::: Material :::

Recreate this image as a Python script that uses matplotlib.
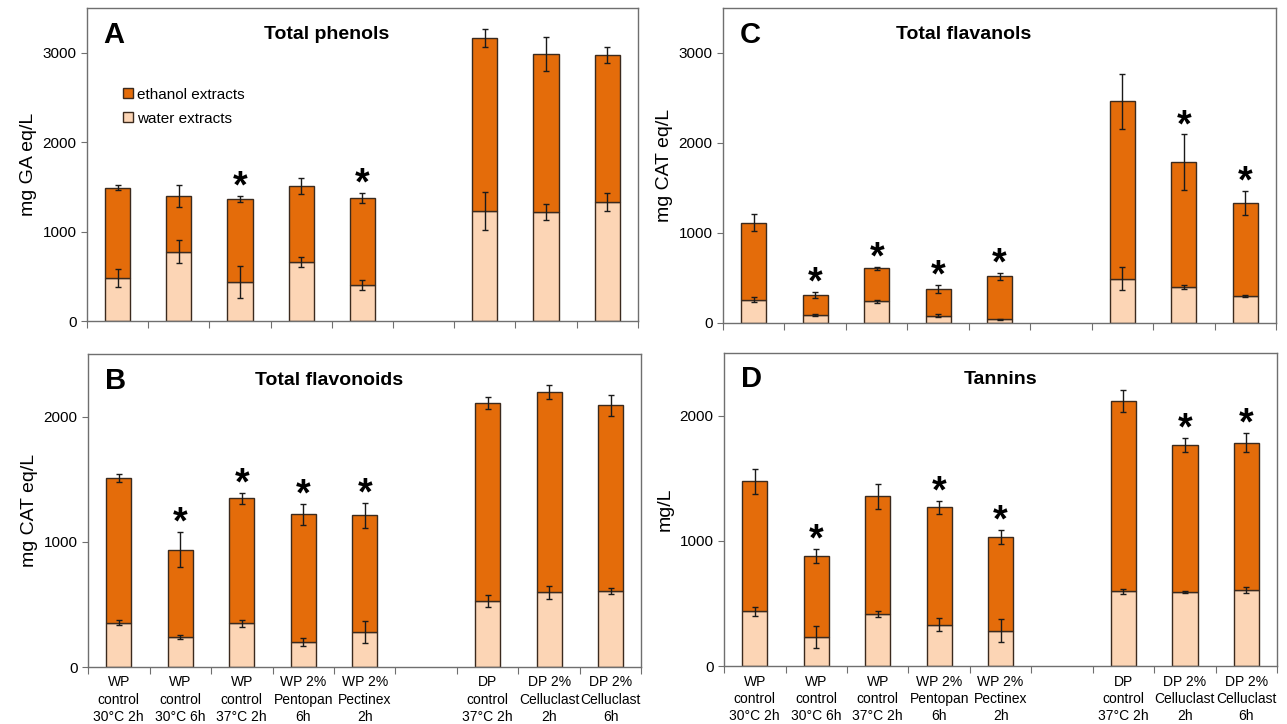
import numpy as np
import matplotlib
matplotlib.use("Agg")
import matplotlib.pyplot as plt

plt.rcParams['font.family'] = ['Liberation Sans', 'DejaVu Sans']

# categories (slot 5 is an empty gap between WP and DP groups)
categories = ["WP\ncontrol\n30°C 2h", "WP\ncontrol\n30°C 6h", "WP\ncontrol\n37°C 2h",
              "WP 2%\nPentopan\n6h", "WP 2%\nPectinex\n2h",
              "DP\ncontrol\n37°C 2h", "DP 2%\nCelluclast\n2h", "DP 2%\nCelluclast\n6h"]
slots = [0, 1, 2, 3, 4, 6, 7, 8]

# A - Total phenols
phen_water = [478, 776, 440, 664, 403, 1232, 1220, 1329]
phen_water_err = [100, 127, 177, 56, 56, 215, 90, 100]
phen_total = [1493, 1400, 1366, 1512, 1374, 3165, 2990, 2975]
phen_total_err = [25, 125, 35, 86, 56, 100, 190, 88]
phen_stars = [2, 4]

# B - Total flavonoids
flav_water = [355, 236, 350, 201, 278, 530, 599, 609]
flav_water_err = [20, 16, 27, 29, 89, 49, 52, 24]
flav_total = [1511, 939, 1349, 1220, 1212, 2108, 2198, 2092]
flav_total_err = [33, 143, 44, 82, 103, 48, 56, 82]
flav_stars = [1, 2, 3, 4]

# C - Total flavanols
flvn_water = [260, 85, 241, 82, 41, 493, 400, 300]
flvn_water_err = [30, 12, 15, 15, 6, 126, 22, 15]
flvn_total = [1114, 311, 607, 377, 518, 2461, 1784, 1332]
flvn_total_err = [96, 33, 15, 48, 42, 302, 311, 137]
flvn_stars = [1, 2, 3, 4, 6, 7]

# D - Tannins
tann_water = [437, 231, 417, 332, 284, 597, 592, 608]
tann_water_err = [33, 88, 20, 53, 93, 20, 8, 24]
tann_total = [1474, 877, 1355, 1267, 1031, 2116, 1766, 1784]
tann_total_err = [102, 57, 102, 53, 58, 91, 54, 76]
tann_stars = [1, 3, 4, 6, 7]

dark = '#E46C0A'
light = '#FCD5B5'
edge = '#3B2A1E'
spine = '#6F6F6F'


def panel(ax, letter, title, ylabel, water, water_err, total, total_err, stars,
          ymax, yticks, xlabels, title_x=0.435):
    water = np.array(water)
    total = np.array(total)
    x = np.array(slots)
    ax.bar(x, water, width=0.41, color=light, edgecolor=edge, linewidth=1.0,
           label='water extracts', zorder=2)
    ax.bar(x, total - water, bottom=water, width=0.41, color=dark, edgecolor=edge,
           linewidth=1.0, label='ethanol extracts', zorder=2)
    ax.errorbar(x, water, yerr=water_err, fmt='none', ecolor='#1a1a1a',
                elinewidth=1.0, capsize=2.5, capthick=1.0, zorder=3)
    ax.errorbar(x, total, yerr=total_err, fmt='none', ecolor='#1a1a1a',
                elinewidth=1.0, capsize=2.5, capthick=1.0, zorder=3)
    for i in stars:
        ax.annotate('*', (x[i], total[i] + total_err[i]), xytext=(0, -7),
                    textcoords='offset points', ha='center', va='bottom',
                    fontsize=27, fontweight='bold')

    ax.set_xlim(-0.5, 8.5)
    ax.set_ylim(0, ymax)
    ax.set_yticks(yticks)
    ax.tick_params(axis='y', labelsize=11, length=4, color=spine, direction='out')
    ax.set_ylabel(ylabel, fontsize=14)
    # ticks on category boundaries, labels at category centres
    ax.set_xticks(np.arange(-0.5, 9.0, 1.0))
    ax.set_xticklabels([])
    ax.tick_params(axis='x', which='major', length=5, color=spine, direction='out')
    if xlabels:
        ax.set_xticks(x, minor=True)
        ax.set_xticklabels(categories, minor=True, fontsize=10, linespacing=1.3)
        ax.tick_params(axis='x', which='minor', length=0, pad=6)
    for s in ax.spines.values():
        s.set_color(spine)
        s.set_linewidth(1.0)

    ax.text(0.03, 0.915, letter, transform=ax.transAxes, fontsize=21,
            fontweight='bold', va='center', ha='left')
    ax.text(title_x, 0.915, title, transform=ax.transAxes, fontsize=14,
            fontweight='bold', va='center', ha='center')


fig = plt.figure(figsize=(12.87, 7.24), dpi=100)
axA = fig.add_axes([0.0676, 0.5566, 0.428, 0.432])
axB = fig.add_axes([0.0684, 0.0787, 0.430, 0.432])
axC = fig.add_axes([0.5618, 0.554, 0.4297, 0.435])
axD = fig.add_axes([0.5626, 0.0797, 0.4297, 0.433])

panel(axA, 'A', 'Total phenols', 'mg GA eq/L', phen_water, phen_water_err,
      phen_total, phen_total_err, phen_stars, 3500, [0, 1000, 2000, 3000], False)
panel(axB, 'B', 'Total flavonoids', 'mg CAT eq/L', flav_water, flav_water_err,
      flav_total, flav_total_err, flav_stars, 2500, [0, 1000, 2000], True)
panel(axC, 'C', 'Total flavanols', 'mg CAT eq/L', flvn_water, flvn_water_err,
      flvn_total, flvn_total_err, flvn_stars, 3500, [0, 1000, 2000, 3000], False)
panel(axD, 'D', 'Tannins', 'mg/L', tann_water, tann_water_err,
      tann_total, tann_total_err, tann_stars, 2500, [0, 1000, 2000], True,
      title_x=0.5)

handles, labels = axA.get_legend_handles_labels()
axA.legend(handles[::-1], labels[::-1], loc='upper left', bbox_to_anchor=(0.04, 0.79),
           frameon=False, fontsize=11, handlelength=0.65, handleheight=0.65,
           handletextpad=0.25, labelspacing=0.65)

fig.savefig('out.png', dpi=100)
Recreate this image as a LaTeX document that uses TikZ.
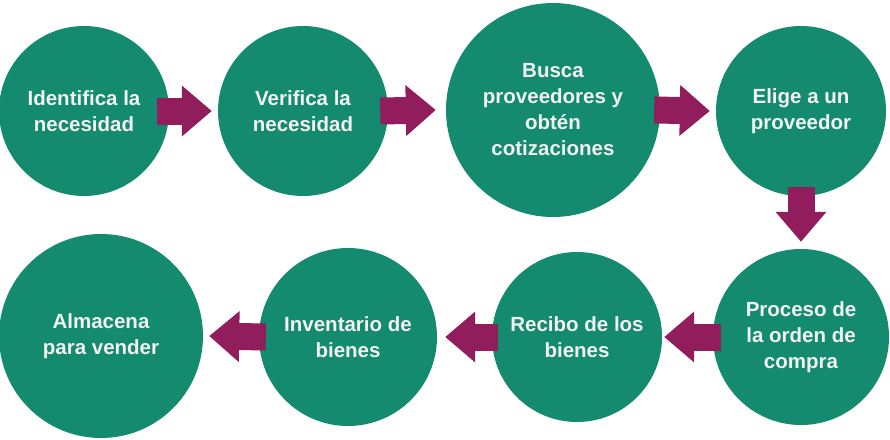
\documentclass[tikz,border=0pt]{standalone}
\usepackage{fontspec}
\setmainfont{Liberation Sans}
\usetikzlibrary{arrows.meta}
\definecolor{verde}{RGB}{20,138,110}
\definecolor{vino}{RGB}{145,29,92}
\definecolor{blanco}{RGB}{242,242,242}
\begin{document}
\begin{tikzpicture}[x=1pt, y=-1pt,
        paso/.style = {circle,
                inner sep=0pt,
                fill=verde,
                text=blanco,
                align=center,
                font=\fontsize{20.5}{26}\selectfont\bfseries},
        flecha/.style = {vino,
                line width=27pt,
                -{Triangle[length=30pt, width=49pt]}}]

    \useasboundingbox (0,0) rectangle (890,439);

    % Upper row
    \node[paso, minimum size=170] (identifica) at (84,111) {Identifica la\\necesidad};
    \node[paso, minimum size=170] (verifica) at (303,111) {Verifica la\\necesidad};
    \node[paso, minimum size=214] (busca) at (553,110) {Busca\\proveedores y\\obtén\\cotizaciones};
    \node[paso, minimum size=170] (elige) at (801,111) {Elige a un\\proveedor};

    % Lower row
    \node[paso, minimum size=176] (proceso) at (801,337) {Proceso de\\la orden de\\compra};
    \node[paso, minimum size=170] (recibo) at (577,337) {Recibo de los\\bienes};
    \node[paso, minimum size=178] (inventario) at (348,337) {Inventario de\\bienes};
    \node[paso, minimum size=204] (almacena) at (101,336) {Almacena\\para vender};

    % Arrows
    \draw[flecha] ([xshift=-12]identifica.east) -- ([xshift=-6]verifica.west);
    \draw[flecha] ([xshift=-8]verifica.east) -- ([xshift=-10]busca.west);
    \draw[flecha] ([xshift=-6]busca.east) -- ([xshift=-6]elige.west);
    \draw[flecha] ([yshift=9]elige.south) -- ([yshift=7]proceso.north);
    \draw[flecha] ([xshift=8]proceso.west) -- ([xshift=2]recibo.east);
    \draw[flecha] ([xshift=6]recibo.west) -- ([xshift=8]inventario.east);
    \draw[flecha] ([xshift=7]inventario.west) -- ([xshift=6]almacena.east);

\end{tikzpicture}
\end{document}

:::

[What is needed]: Everything from the first line of the listing above through the line that contains "spine = '#6F6F6F'" is to be restated word for word, minus the pictures.

[Worked solution]:
Recreate this image as a Python script that uses matplotlib.
import numpy as np
import matplotlib
matplotlib.use("Agg")
import matplotlib.pyplot as plt

plt.rcParams['font.family'] = ['Liberation Sans', 'DejaVu Sans']

# categories (slot 5 is an empty gap between WP and DP groups)
categories = ["WP\ncontrol\n30°C 2h", "WP\ncontrol\n30°C 6h", "WP\ncontrol\n37°C 2h",
              "WP 2%\nPentopan\n6h", "WP 2%\nPectinex\n2h",
              "DP\ncontrol\n37°C 2h", "DP 2%\nCelluclast\n2h", "DP 2%\nCelluclast\n6h"]
slots = [0, 1, 2, 3, 4, 6, 7, 8]

# A - Total phenols
phen_water = [478, 776, 440, 664, 403, 1232, 1220, 1329]
phen_water_err = [100, 127, 177, 56, 56, 215, 90, 100]
phen_total = [1493, 1400, 1366, 1512, 1374, 3165, 2990, 2975]
phen_total_err = [25, 125, 35, 86, 56, 100, 190, 88]
phen_stars = [2, 4]

# B - Total flavonoids
flav_water = [355, 236, 350, 201, 278, 530, 599, 609]
flav_water_err = [20, 16, 27, 29, 89, 49, 52, 24]
flav_total = [1511, 939, 1349, 1220, 1212, 2108, 2198, 2092]
flav_total_err = [33, 143, 44, 82, 103, 48, 56, 82]
flav_stars = [1, 2, 3, 4]

# C - Total flavanols
flvn_water = [260, 85, 241, 82, 41, 493, 400, 300]
flvn_water_err = [30, 12, 15, 15, 6, 126, 22, 15]
flvn_total = [1114, 311, 607, 377, 518, 2461, 1784, 1332]
flvn_total_err = [96, 33, 15, 48, 42, 302, 311, 137]
flvn_stars = [1, 2, 3, 4, 6, 7]

# D - Tannins
tann_water = [437, 231, 417, 332, 284, 597, 592, 608]
tann_water_err = [33, 88, 20, 53, 93, 20, 8, 24]
tann_total = [1474, 877, 1355, 1267, 1031, 2116, 1766, 1784]
tann_total_err = [102, 57, 102, 53, 58, 91, 54, 76]
tann_stars = [1, 3, 4, 6, 7]

dark = '#E46C0A'
light = '#FCD5B5'
edge = '#3B2A1E'
spine = '#6F6F6F'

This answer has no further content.